Article info Vol. 3  No. 4   pp.  154 ~ 161
Title Next generation antibody therapeutics: bispecific antibodies and antibody-drug conjugates
Authors Thi Thu Ha Nguyen1,+, Xuelian Bai1,+ and Hyunbo Shim1,2,*
Institutions 1Department of Life Science, Ewha Womans University, Seoul 03760, Korea, 2Department of Bioinspired Science, Ewha Womans University, Seoul 03760, Korea. *Correspondence: hshim@ewha.ac.kr. +Equal contribution.
Abstract A new generation of therapeutic antibody technologies has emerged last decade, most notable among which are bispecific antibodies and antibody-drug conjugates. Traditional monoclonal antibodies recognize a single target molecule and exert their therapeutic activity by neutralizing the target and/or through the effector functions.
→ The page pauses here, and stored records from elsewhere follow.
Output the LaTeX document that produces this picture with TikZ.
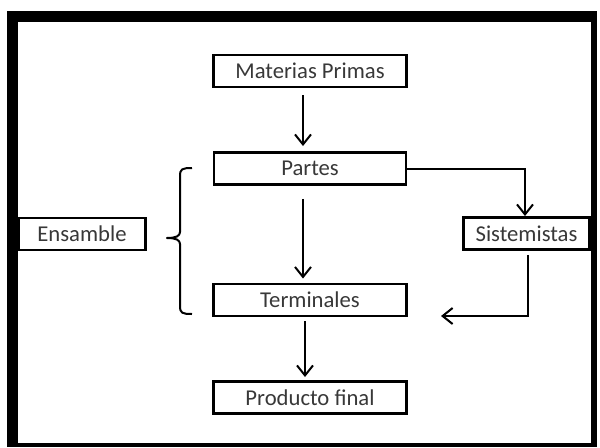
\documentclass[tikz,border=0pt]{standalone}
\usepackage{fontspec}
\setmainfont{Carlito}
\usetikzlibrary{arrows.meta,calc}
\begin{document}
\begin{tikzpicture}[x=0.75pt,y=-0.75pt,
  box/.style={draw=black,line width=2.2pt,minimum height=24pt,inner sep=0pt,
    font=\fontsize{17}{19}\selectfont,text=black!78},
  arr/.style={line width=1.5pt,-{Straight Barb[length=7.5pt,width=12pt,line width=1.5pt]}},
  frame/.style={fill=black}]
\useasboundingbox (0,0) rectangle (600,447);
% outer frame
\fill[frame] (7,11) rectangle (597,22);
\fill[frame] (7,11) rectangle (18,447);
\fill[frame] (591,11) rectangle (597,447);
\fill[frame] (7,443) rectangle (597,447);
% boxes
\node[box,minimum width=145pt] (mp) at (310,71) {Materias Primas};
\node[box,minimum width=144pt] (partes) at (310,168.5) {Partes};
\node[box,minimum width=145pt] (term) at (310,300) {Terminales};
\node[box,minimum width=145pt] (prod) at (310,397.5) {Producto final};
\node[box,minimum width=95pt] (ens) at (82,234) {Ensamble};
\node[box,minimum width=95pt] (sist) at (526.5,233.5) {Sistemistas};
% vertical flow
\draw[arr] ($(mp.south)+(-7,7)$) -- ($(partes.north)+(-7,-5)$);
\draw[arr] ($(partes.south)+(-7,13)$) -- ($(term.north)+(-7,-4)$);
\draw[arr] ($(term.south)+(-5,4)$) -- ($(prod.north)+(-5,-3)$);
% side route through the suppliers
\coordinate (c1) at (525,168.5);
\coordinate (c2) at (528,316);
\coordinate (c3) at (441,316);
\draw[arr] (partes.east) -- (c1) -- (c1 |- sist.north);
\draw[arr] ($(sist.south)+(1.5,4)$) -- (c2) -- (c3);
% brace grouping the assembly stages
\coordinate (btip) at (167,238);
\draw[line width=1.5pt,line join=round] (192,168) .. controls (182,168) and (180,169) .. (180,176)
  -- (180,232) .. controls (180,236) and (176,238) .. (btip)
  .. controls (176,238) and (180,240) .. (180,244)
  -- (180,306) .. controls (180,313) and (182,314) .. (192,314);
\end{tikzpicture}
\end{document}
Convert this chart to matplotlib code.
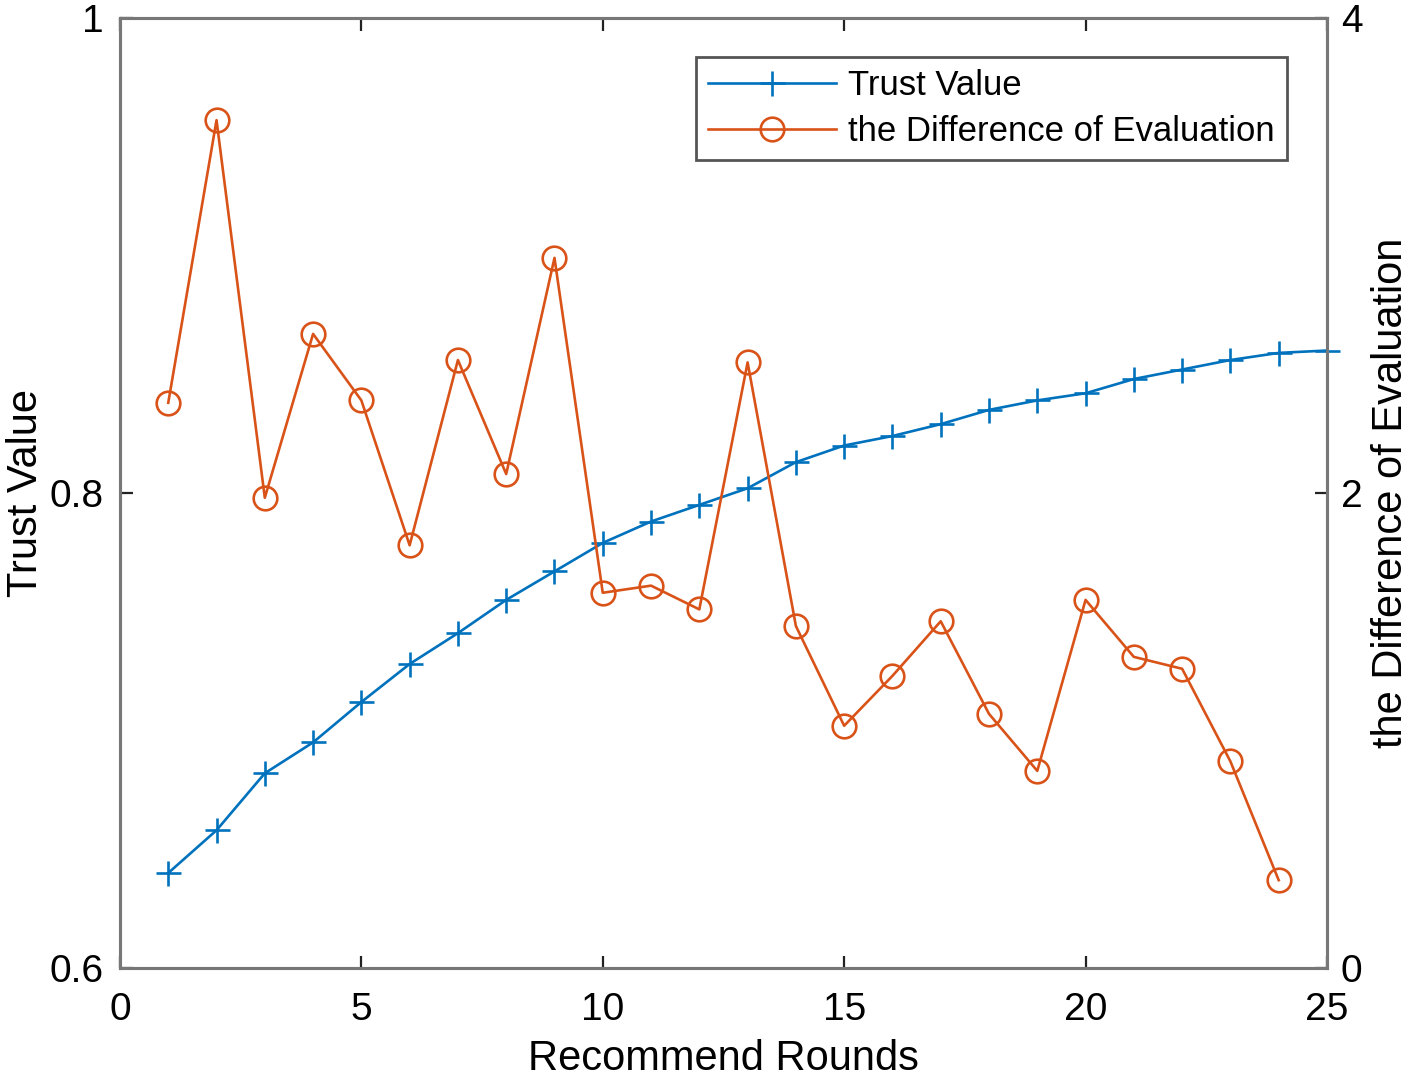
import matplotlib.pyplot as plt

plt.rcParams['font.family'] = ['Liberation Sans', 'DejaVu Sans']

rounds_trust = list(range(1, 26))
trust_value = [0.640, 0.658, 0.682, 0.695, 0.712, 0.728, 0.741, 0.755, 0.767,
               0.779, 0.788, 0.795, 0.802, 0.813, 0.820, 0.824, 0.829, 0.835,
               0.839, 0.842, 0.848, 0.852, 0.856, 0.859, 0.860]

rounds_diff = list(range(1, 25))
diff_eval = [2.38, 3.57, 1.98, 2.67, 2.39, 1.78, 2.56, 2.08, 2.99, 1.58,
             1.61, 1.51, 2.55, 1.44, 1.02, 1.23, 1.46, 1.07, 0.83, 1.55,
             1.31, 1.26, 0.87, 0.37]

x_ticks = [0, 5, 10, 15, 20, 25]
left_ticks = [0.6, 0.8, 1.0]
left_labels = ['0.6', '0.8', '1']
right_ticks = [0, 2, 4]
right_labels = ['0', '2', '4']

blue = '#0072BD'
orange = '#D95319'
spine_col = '#777777'

fig = plt.figure(figsize=(14.18, 10.8), dpi=100)
ax = fig.add_axes([0.0846, 0.1037, 0.8512, 0.8796])
ax2 = ax.twinx()

l1, = ax.plot(rounds_trust, trust_value, color=blue, lw=1.9, marker='+',
              ms=18, mew=1.9, clip_on=False, zorder=3)
l2, = ax2.plot(rounds_diff, diff_eval, color=orange, lw=1.9, marker='o',
               ms=17, mew=1.9, mfc='none', zorder=3)

ax.set_xlim(0, 25)
ax.set_ylim(0.6, 1.0)
ax2.set_ylim(0, 4)
ax.set_xticks(x_ticks)
ax.set_yticks(left_ticks)
ax.set_yticklabels(left_labels)
ax2.set_yticks(right_ticks)
ax2.set_yticklabels(right_labels)

for a in (ax, ax2):
    for s in a.spines.values():
        s.set_color(spine_col)
        s.set_linewidth(2.2)

ax.tick_params(axis='x', direction='in', length=9, width=1.6, color='#222222',
               labelsize=28, pad=17, top=True)
ax.tick_params(axis='y', direction='in', length=9, width=1.6, color='#222222',
               labelsize=28, pad=12)
ax2.tick_params(axis='y', direction='in', length=9, width=1.6, color='#222222',
                labelsize=28, pad=10)

ax.set_xlabel('Recommend Rounds', fontsize=30, labelpad=8)
ax.set_ylabel('Trust Value', fontsize=30, labelpad=2)
ax2.set_ylabel('the Difference of Evaluation', fontsize=30, labelpad=6,
               rotation=90)

leg = ax2.legend([l1, l2], ['Trust Value', 'the Difference of Evaluation'],
                 loc='upper right', bbox_to_anchor=(0.967, 0.959),
                 fontsize=25, fancybox=False, framealpha=1,
                 edgecolor='#555555', handlelength=3.7, borderpad=0.35,
                 labelspacing=0.38, handletextpad=0.35, borderaxespad=0)
leg.get_frame().set_linewidth(2)

fig.savefig('out.png', dpi=100)
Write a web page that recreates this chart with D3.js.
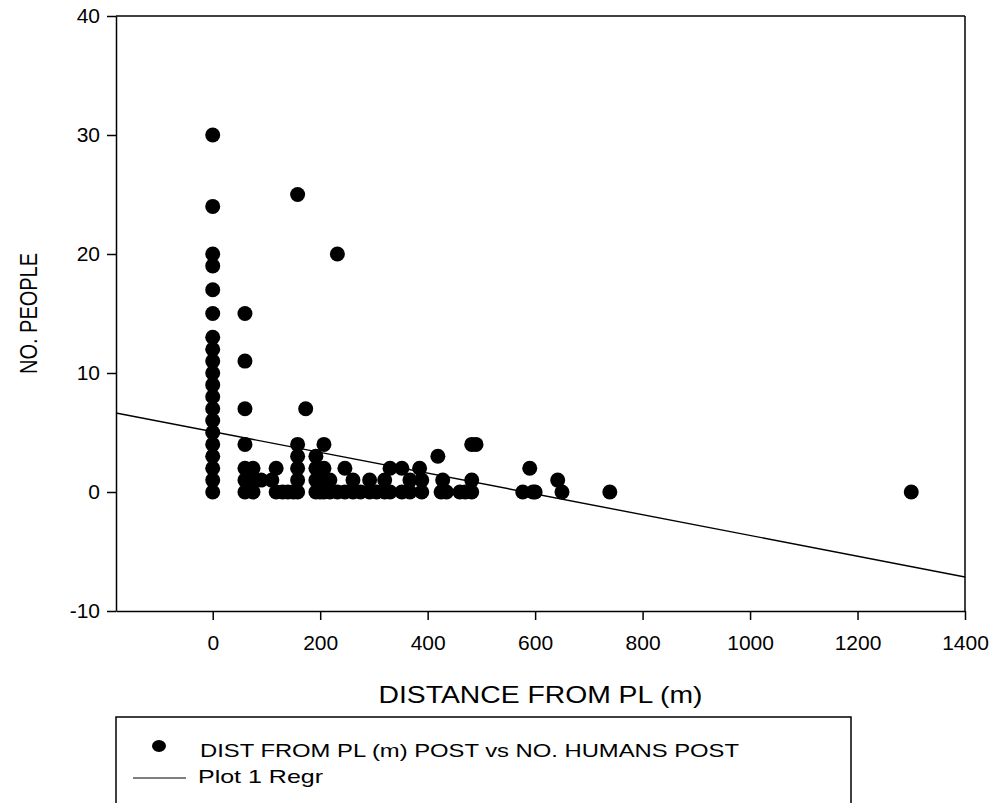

On the other hand, bispecific antibodies of various formats are able to bind two different targets simultaneously. Two major approaches to harness their bispecific binding activity for therapeutic application are being pursued: recruitment of immune effector cells to the diseased cells, and simultaneous/synergistic neutralization of two disease-causing molecules. Antibody-drug conjugates are disease-targeting monoclonal antibodies chemically conjugated to a highly cytotoxic compound. The internalization of the conjugate by endocytosis and subsequent release of the cytotoxin result in a potent and selective cytotoxic activity against cancerous target cells. Optimization of the drug, linker, and conjugation chemistry is a major technological challenge in developing antibody-drug conjugates. Despite their relatively recent emergence and technological difficulties, a few examples of these novel therapeutic modalities have been successfully developed and commercialized, and many others are in the late stages of clinical development. In this review, the background and the current status of technological development in this field is discussed, with emphasis on the detailed molecular design of these molecules.